**Your goal**
Copy each line that contains the string "React".

[BEGIN]

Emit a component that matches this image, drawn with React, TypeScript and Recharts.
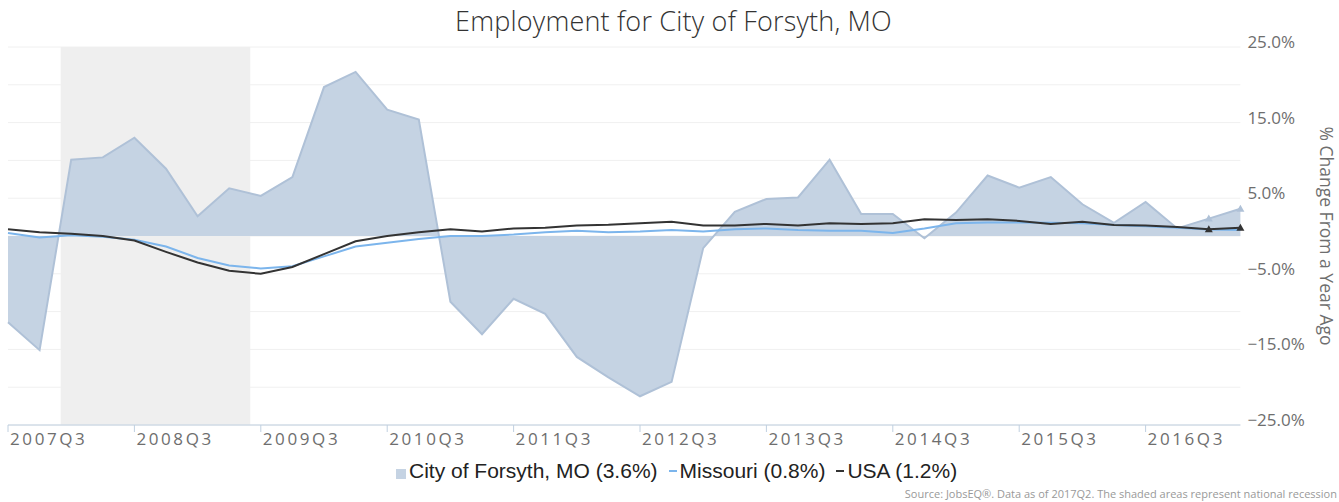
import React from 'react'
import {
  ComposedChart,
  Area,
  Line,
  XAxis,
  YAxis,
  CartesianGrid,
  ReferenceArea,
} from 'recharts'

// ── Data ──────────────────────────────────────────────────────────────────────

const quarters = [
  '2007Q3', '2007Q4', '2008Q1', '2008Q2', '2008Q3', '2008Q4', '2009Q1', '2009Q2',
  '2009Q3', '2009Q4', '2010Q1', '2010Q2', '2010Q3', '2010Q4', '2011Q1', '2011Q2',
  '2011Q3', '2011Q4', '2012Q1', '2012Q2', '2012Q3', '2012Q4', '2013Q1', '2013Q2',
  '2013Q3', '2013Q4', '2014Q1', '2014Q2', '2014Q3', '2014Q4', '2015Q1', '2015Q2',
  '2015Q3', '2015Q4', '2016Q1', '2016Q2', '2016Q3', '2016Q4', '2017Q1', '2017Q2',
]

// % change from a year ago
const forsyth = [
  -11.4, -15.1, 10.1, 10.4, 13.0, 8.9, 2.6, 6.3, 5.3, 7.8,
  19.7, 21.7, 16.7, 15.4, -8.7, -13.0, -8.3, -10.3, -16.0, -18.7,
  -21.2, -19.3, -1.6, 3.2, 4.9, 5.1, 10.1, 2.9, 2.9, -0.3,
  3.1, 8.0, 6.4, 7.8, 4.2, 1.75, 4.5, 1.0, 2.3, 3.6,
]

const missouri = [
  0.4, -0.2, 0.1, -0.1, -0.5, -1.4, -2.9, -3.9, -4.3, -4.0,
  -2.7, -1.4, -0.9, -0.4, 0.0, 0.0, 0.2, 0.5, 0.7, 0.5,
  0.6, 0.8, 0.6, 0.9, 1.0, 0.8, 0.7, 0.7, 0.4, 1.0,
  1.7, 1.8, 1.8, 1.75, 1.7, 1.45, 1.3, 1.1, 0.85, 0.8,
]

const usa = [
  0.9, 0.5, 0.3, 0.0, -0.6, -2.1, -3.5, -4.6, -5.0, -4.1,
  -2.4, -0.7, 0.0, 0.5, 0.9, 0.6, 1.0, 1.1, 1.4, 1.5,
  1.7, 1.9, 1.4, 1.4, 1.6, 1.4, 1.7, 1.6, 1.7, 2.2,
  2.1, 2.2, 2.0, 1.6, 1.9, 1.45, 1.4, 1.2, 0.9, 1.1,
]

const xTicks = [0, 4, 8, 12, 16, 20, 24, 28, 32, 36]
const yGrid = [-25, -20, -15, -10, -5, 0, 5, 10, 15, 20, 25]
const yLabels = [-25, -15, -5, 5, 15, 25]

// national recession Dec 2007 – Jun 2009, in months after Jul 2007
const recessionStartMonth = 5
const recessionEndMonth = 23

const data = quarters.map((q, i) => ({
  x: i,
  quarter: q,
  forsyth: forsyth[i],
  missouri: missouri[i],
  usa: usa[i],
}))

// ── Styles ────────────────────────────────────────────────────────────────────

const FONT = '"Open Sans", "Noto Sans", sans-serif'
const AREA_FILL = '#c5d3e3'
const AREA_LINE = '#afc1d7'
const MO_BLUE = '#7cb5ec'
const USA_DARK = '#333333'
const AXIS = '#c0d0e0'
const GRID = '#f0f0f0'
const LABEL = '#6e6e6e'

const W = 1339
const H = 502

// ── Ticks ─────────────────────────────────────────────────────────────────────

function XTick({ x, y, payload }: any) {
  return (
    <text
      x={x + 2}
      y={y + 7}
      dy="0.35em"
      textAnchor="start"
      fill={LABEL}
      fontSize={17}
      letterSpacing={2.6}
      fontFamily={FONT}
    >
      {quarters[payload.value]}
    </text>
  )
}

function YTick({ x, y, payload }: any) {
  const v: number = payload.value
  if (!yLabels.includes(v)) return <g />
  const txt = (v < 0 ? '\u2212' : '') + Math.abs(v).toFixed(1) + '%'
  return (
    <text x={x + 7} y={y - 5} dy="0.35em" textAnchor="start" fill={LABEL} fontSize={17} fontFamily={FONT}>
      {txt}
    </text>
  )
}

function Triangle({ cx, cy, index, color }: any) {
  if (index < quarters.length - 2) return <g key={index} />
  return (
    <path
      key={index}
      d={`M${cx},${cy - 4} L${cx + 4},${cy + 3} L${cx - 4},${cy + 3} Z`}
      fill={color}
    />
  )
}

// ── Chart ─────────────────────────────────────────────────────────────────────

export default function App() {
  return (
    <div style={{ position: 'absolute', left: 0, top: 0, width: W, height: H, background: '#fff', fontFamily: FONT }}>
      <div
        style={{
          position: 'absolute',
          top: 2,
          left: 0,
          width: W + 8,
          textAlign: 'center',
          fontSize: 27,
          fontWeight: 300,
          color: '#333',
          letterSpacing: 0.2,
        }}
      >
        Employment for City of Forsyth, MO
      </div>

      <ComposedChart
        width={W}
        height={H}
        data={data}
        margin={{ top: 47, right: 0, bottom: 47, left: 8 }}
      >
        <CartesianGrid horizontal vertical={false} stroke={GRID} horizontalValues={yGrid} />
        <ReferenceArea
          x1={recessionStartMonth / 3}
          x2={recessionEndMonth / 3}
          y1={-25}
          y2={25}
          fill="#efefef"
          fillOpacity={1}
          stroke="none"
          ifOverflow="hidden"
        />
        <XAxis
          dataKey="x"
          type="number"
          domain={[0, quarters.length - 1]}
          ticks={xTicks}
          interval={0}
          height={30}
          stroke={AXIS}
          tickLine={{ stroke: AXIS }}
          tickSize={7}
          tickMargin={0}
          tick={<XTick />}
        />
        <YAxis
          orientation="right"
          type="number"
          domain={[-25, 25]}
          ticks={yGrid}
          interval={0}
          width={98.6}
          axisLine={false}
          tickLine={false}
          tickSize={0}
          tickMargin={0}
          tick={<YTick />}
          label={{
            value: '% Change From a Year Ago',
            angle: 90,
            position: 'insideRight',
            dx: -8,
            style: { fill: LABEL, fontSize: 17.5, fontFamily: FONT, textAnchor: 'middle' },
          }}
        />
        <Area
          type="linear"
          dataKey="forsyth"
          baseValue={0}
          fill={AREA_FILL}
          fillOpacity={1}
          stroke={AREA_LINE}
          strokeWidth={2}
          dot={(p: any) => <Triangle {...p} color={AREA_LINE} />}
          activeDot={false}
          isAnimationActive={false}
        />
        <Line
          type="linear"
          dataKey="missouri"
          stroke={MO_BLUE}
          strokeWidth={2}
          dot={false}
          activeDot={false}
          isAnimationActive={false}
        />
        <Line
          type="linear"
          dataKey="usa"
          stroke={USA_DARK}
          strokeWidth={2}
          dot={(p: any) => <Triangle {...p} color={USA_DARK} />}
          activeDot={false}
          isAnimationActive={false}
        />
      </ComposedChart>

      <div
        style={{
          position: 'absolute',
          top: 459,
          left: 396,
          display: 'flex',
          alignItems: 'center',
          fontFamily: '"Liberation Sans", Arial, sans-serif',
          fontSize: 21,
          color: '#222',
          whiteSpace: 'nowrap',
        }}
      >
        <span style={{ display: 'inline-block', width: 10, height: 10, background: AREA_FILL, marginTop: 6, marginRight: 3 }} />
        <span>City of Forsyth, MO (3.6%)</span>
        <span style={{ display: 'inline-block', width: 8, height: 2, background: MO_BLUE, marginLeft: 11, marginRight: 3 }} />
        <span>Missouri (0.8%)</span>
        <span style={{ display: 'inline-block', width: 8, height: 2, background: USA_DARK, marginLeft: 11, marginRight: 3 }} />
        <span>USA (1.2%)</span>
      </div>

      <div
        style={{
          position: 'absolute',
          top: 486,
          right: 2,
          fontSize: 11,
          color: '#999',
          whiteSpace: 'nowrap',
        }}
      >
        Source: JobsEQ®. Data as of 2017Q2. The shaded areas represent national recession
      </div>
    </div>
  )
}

[END]

**Written response**
Emit a component that matches this image, drawn with React, TypeScript and Recharts.
import React from 'react'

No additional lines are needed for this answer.